- **DATA SECTION**:

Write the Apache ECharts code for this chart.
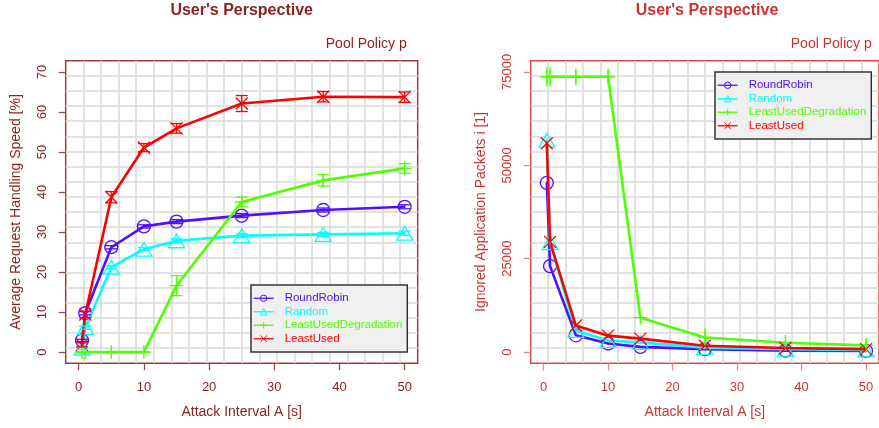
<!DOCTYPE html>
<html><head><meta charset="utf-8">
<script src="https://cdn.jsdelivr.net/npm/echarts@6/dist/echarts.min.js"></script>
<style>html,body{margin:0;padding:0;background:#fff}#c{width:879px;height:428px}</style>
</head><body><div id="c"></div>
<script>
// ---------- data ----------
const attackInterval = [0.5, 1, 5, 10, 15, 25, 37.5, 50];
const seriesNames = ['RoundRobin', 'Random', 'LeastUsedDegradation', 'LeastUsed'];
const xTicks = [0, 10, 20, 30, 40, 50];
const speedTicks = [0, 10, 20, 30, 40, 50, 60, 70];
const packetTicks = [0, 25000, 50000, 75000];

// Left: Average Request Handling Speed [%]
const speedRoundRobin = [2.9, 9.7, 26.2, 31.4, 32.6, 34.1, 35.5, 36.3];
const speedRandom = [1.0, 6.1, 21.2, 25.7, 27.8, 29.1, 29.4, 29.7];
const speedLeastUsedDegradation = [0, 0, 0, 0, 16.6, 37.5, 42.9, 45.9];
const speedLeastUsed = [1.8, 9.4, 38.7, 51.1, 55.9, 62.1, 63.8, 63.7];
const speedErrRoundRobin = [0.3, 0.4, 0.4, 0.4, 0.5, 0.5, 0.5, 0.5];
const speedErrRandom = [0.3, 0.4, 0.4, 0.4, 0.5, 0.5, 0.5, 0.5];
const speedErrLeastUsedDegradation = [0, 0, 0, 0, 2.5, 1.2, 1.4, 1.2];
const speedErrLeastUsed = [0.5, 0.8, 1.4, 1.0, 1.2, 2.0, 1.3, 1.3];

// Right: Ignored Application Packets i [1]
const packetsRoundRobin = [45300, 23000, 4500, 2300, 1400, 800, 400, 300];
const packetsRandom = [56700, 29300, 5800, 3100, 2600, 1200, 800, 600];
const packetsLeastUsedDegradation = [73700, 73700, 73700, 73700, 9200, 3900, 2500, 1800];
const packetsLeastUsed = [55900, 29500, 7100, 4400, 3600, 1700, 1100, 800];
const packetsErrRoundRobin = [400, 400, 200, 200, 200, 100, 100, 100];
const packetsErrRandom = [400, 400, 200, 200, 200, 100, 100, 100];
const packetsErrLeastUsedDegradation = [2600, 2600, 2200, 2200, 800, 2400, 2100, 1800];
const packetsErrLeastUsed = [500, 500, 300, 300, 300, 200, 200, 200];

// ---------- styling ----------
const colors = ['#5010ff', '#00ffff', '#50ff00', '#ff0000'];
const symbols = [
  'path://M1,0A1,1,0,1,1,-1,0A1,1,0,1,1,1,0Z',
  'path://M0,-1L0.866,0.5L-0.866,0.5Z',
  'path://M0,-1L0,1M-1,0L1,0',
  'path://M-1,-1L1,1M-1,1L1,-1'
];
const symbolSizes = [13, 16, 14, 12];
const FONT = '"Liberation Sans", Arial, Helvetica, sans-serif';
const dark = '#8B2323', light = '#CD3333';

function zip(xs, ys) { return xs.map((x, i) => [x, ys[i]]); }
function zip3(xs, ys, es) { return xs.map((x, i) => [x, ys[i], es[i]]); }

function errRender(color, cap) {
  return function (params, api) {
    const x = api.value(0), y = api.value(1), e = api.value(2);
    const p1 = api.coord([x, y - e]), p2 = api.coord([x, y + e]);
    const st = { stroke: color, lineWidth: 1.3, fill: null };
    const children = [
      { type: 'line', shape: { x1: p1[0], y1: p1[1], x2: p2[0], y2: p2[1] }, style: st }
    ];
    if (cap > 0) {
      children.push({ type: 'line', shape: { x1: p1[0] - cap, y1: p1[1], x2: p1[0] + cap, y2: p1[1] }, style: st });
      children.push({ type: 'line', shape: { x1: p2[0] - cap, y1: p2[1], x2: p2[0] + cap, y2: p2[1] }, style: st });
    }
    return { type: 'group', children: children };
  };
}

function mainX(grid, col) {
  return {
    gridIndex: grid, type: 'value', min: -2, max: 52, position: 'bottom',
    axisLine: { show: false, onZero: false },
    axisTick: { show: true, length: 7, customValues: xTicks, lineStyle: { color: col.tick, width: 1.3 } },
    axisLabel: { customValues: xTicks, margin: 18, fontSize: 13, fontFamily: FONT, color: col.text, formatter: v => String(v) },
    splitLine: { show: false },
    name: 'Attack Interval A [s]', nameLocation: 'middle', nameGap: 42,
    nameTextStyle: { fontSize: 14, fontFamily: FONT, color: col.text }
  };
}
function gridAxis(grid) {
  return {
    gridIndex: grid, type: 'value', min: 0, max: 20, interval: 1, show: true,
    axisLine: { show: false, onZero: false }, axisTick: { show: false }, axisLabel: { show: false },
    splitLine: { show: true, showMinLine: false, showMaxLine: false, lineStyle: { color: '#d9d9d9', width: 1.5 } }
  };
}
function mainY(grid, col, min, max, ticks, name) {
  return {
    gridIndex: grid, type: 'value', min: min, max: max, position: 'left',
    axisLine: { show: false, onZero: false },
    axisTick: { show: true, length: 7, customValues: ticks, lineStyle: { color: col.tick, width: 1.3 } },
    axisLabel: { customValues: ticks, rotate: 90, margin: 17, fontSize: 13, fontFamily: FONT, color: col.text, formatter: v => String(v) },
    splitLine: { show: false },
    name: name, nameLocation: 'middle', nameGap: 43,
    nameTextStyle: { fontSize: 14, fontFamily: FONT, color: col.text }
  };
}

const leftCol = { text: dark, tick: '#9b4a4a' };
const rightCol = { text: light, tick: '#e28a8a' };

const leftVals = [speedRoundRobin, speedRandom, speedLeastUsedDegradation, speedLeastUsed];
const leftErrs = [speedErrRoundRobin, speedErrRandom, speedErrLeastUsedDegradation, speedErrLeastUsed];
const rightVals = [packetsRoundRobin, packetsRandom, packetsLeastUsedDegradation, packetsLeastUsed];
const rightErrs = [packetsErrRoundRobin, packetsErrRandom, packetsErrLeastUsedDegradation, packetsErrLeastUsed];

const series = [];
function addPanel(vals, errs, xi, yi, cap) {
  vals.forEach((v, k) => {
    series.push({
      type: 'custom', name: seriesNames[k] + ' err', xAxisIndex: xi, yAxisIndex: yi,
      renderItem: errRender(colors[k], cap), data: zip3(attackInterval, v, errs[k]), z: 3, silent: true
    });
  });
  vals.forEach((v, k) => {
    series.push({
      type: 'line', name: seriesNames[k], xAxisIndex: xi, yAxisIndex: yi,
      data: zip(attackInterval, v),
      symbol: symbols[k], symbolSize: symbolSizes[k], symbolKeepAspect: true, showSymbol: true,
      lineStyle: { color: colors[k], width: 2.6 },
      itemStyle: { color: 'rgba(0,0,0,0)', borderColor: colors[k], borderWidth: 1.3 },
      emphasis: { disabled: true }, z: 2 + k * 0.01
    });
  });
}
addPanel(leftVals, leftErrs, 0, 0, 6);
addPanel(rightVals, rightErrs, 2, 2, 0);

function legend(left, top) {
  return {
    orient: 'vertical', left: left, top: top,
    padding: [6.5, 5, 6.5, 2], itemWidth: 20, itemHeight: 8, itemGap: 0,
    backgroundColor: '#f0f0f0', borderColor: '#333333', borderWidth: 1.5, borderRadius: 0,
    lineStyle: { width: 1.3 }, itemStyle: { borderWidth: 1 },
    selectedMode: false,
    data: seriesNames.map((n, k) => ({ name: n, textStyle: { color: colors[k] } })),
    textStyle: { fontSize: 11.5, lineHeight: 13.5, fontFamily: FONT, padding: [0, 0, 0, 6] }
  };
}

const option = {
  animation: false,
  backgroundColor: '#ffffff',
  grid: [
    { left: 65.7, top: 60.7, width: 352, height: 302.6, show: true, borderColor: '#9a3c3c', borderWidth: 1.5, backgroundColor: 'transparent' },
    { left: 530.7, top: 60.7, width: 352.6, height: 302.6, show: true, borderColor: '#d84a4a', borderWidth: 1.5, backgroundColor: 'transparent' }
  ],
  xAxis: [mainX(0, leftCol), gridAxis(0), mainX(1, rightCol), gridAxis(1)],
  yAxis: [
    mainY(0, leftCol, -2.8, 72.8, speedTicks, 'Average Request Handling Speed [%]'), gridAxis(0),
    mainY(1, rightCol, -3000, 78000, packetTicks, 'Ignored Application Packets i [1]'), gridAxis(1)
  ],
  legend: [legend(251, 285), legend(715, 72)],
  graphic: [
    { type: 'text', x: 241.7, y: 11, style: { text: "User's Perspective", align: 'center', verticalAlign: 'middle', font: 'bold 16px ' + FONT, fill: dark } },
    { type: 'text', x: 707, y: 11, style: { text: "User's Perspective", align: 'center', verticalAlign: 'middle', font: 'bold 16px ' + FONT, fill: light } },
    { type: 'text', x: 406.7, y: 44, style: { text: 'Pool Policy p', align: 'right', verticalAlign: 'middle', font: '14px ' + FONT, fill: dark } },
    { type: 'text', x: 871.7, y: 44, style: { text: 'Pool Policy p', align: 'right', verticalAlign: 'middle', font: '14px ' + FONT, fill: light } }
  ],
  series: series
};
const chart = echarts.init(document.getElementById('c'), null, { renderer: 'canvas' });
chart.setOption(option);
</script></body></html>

- **WRITTEN TASK**: Quote, exactly and only, the lines from the first line of the data above through the line containing "const packetTicks = [0, 25000, 50000, 75000];". The pictures do not belong in it.

- **RESPONSE TO THE TASK**:
Write the Apache ECharts code for this chart.
<!DOCTYPE html>
<html><head><meta charset="utf-8">
<script src="https://cdn.jsdelivr.net/npm/echarts@6/dist/echarts.min.js"></script>
<style>html,body{margin:0;padding:0;background:#fff}#c{width:879px;height:428px}</style>
</head><body><div id="c"></div>
<script>
// ---------- data ----------
const attackInterval = [0.5, 1, 5, 10, 15, 25, 37.5, 50];
const seriesNames = ['RoundRobin', 'Random', 'LeastUsedDegradation', 'LeastUsed'];
const xTicks = [0, 10, 20, 30, 40, 50];
const speedTicks = [0, 10, 20, 30, 40, 50, 60, 70];
const packetTicks = [0, 25000, 50000, 75000];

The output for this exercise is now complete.